====== Data listing ======
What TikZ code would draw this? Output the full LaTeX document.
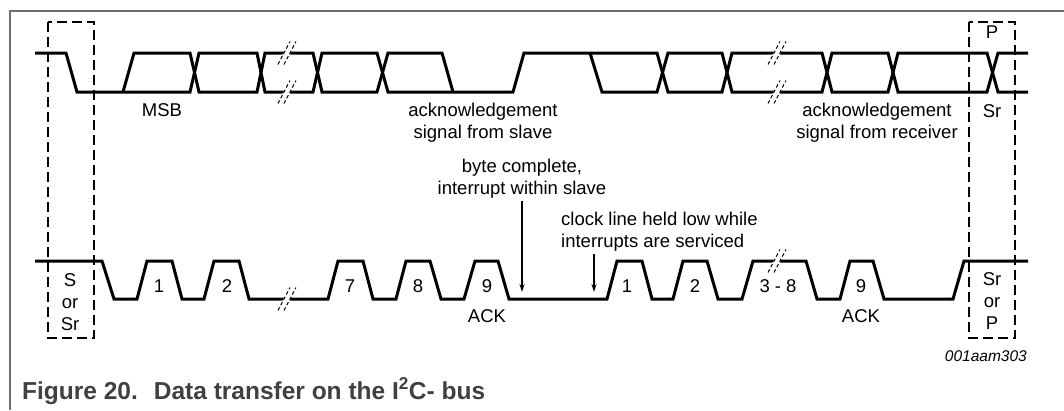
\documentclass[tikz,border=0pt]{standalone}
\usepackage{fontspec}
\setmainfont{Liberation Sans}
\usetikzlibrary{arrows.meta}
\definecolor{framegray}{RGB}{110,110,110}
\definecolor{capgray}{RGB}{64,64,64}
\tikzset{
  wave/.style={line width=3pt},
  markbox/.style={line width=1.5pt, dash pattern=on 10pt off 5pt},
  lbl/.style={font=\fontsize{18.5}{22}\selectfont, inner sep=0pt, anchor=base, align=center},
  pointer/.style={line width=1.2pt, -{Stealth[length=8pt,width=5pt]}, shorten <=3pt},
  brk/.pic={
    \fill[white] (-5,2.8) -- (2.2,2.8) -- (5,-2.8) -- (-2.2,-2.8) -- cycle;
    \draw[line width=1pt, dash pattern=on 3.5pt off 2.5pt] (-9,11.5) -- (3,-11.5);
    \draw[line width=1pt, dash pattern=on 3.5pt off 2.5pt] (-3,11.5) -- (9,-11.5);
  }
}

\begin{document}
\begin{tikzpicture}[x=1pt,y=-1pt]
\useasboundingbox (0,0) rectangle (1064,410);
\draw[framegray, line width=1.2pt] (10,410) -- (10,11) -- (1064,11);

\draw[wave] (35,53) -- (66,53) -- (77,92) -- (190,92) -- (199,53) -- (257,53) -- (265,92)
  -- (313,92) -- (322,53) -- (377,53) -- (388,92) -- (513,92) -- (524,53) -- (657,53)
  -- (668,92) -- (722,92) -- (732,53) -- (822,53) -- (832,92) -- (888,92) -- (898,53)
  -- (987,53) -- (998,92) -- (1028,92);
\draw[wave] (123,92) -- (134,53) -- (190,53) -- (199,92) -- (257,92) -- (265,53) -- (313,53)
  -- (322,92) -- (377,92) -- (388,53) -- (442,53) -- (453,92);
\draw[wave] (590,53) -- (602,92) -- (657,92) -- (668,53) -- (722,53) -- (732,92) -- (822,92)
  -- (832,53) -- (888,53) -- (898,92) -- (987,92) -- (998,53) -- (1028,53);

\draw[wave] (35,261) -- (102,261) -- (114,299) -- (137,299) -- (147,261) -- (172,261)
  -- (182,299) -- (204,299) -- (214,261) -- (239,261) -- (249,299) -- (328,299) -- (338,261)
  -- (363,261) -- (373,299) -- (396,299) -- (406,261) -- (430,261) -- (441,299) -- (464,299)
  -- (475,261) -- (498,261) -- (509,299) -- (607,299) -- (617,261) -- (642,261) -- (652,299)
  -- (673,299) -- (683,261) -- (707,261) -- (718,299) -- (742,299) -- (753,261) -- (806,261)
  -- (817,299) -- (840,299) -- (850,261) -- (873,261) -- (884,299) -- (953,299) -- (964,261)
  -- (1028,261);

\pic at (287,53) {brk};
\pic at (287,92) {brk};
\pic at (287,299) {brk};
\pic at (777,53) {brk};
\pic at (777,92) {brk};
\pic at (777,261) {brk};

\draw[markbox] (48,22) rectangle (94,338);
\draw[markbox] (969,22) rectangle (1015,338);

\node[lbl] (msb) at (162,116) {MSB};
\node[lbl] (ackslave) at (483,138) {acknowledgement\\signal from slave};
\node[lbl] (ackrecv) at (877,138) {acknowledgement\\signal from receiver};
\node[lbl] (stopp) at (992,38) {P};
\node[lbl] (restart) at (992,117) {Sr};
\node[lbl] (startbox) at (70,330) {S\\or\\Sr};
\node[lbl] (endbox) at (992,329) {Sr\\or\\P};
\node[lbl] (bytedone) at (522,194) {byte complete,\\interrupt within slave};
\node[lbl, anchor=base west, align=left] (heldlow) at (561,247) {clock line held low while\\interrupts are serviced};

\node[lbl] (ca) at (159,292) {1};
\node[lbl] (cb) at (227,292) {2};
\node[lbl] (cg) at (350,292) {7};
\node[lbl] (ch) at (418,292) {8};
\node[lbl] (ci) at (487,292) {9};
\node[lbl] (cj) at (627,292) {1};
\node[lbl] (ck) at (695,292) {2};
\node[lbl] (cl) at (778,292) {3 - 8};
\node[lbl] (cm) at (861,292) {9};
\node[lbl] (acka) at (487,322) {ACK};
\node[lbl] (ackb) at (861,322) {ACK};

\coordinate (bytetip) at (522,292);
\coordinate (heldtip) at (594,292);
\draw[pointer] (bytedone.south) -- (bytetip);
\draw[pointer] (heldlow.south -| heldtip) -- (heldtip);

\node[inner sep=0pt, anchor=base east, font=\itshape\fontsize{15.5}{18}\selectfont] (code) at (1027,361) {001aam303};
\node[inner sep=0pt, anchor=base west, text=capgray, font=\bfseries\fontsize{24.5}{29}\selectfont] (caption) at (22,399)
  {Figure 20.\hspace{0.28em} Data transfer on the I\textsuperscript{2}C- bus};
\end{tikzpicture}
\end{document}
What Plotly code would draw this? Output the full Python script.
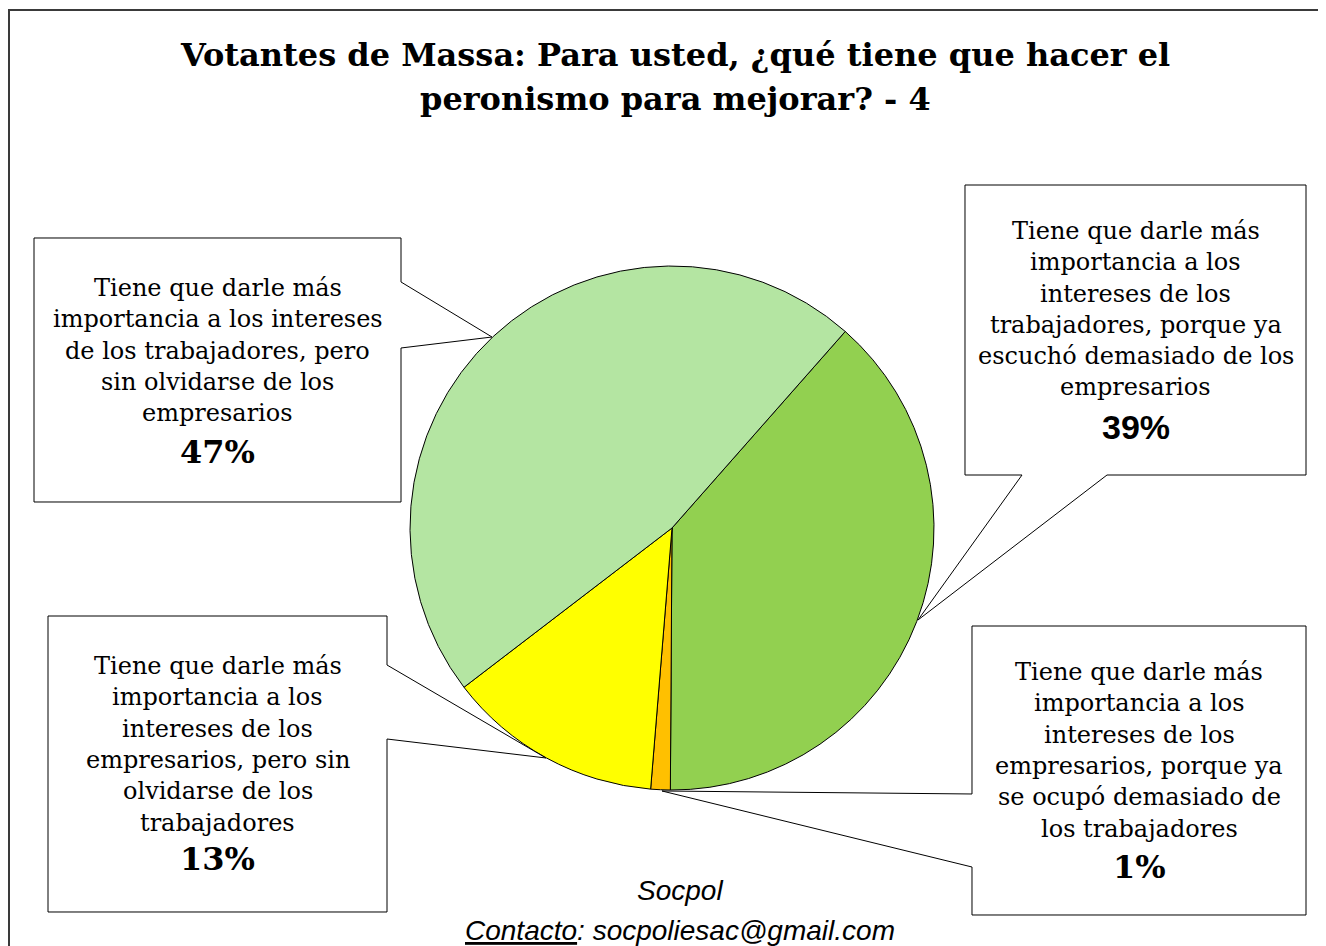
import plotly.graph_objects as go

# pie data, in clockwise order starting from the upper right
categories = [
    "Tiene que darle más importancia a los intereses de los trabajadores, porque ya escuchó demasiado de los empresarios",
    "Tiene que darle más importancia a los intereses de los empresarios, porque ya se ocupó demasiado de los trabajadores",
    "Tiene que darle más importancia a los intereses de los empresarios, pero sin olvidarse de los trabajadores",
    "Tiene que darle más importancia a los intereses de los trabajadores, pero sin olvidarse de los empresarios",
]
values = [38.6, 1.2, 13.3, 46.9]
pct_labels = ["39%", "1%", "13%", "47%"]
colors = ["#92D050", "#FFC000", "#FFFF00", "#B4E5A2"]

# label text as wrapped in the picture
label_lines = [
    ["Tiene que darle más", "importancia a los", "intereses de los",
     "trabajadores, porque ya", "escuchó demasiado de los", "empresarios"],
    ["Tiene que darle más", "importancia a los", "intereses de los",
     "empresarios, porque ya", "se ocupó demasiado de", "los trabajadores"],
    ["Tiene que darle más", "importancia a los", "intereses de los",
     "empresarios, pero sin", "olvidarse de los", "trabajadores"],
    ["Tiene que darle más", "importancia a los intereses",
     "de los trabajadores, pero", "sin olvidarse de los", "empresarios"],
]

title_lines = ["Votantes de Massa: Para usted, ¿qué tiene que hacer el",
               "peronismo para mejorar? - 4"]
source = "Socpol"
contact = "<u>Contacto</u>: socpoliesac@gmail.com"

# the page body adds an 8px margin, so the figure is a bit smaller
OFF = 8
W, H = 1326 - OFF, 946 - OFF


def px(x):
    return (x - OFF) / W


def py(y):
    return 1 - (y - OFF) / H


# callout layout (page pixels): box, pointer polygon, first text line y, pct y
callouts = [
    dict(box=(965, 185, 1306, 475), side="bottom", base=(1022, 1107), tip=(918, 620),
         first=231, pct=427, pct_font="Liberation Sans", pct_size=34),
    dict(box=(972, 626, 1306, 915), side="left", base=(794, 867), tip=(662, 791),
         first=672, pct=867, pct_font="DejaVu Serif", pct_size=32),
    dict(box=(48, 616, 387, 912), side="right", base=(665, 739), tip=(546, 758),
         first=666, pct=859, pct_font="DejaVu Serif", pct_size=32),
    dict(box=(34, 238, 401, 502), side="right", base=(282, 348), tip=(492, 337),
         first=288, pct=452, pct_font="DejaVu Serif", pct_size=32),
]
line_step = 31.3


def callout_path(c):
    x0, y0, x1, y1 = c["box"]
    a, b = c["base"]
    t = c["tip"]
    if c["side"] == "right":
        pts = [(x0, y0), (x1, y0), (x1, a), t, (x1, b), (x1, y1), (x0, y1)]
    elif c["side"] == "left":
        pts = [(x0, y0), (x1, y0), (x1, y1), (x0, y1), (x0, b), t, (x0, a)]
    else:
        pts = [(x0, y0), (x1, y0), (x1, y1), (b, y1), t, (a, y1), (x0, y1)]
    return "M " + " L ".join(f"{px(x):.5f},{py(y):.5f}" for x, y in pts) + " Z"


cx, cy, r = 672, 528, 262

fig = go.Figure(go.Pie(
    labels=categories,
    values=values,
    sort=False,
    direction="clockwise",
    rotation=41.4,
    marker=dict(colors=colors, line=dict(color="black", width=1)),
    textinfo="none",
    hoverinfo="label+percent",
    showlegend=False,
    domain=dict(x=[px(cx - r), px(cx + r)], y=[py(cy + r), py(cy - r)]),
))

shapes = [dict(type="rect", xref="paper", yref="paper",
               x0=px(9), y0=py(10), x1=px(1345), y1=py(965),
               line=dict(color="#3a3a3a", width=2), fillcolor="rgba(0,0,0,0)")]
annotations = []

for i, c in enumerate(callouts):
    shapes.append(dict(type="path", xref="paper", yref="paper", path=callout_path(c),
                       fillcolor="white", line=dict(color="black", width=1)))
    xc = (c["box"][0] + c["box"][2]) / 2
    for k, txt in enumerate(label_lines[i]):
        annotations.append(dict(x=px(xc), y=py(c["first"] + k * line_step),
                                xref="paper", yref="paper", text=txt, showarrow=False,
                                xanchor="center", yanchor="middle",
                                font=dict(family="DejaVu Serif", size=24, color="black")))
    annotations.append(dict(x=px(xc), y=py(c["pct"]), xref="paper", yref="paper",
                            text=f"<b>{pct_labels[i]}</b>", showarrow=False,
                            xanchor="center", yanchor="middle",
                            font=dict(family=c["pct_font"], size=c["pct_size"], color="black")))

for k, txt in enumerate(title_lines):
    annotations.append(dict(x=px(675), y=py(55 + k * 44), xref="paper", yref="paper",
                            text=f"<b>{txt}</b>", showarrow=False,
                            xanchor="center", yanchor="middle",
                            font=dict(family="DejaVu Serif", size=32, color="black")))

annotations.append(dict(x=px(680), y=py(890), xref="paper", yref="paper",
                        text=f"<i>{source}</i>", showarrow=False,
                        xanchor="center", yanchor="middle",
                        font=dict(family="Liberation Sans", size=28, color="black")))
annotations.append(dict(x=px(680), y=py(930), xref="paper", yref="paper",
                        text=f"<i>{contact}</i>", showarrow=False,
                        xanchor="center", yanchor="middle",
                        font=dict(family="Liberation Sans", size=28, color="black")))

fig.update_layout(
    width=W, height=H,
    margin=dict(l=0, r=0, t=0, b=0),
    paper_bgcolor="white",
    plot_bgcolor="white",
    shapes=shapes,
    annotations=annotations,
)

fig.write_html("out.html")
======
Problem = Above are some records; extract exactly the lines from the one containing "What Plotly code" through the one containing "import plotly.graph_objects as go" and drop the pictures.

Task result =
What Plotly code would draw this? Output the full Python script.
import plotly.graph_objects as go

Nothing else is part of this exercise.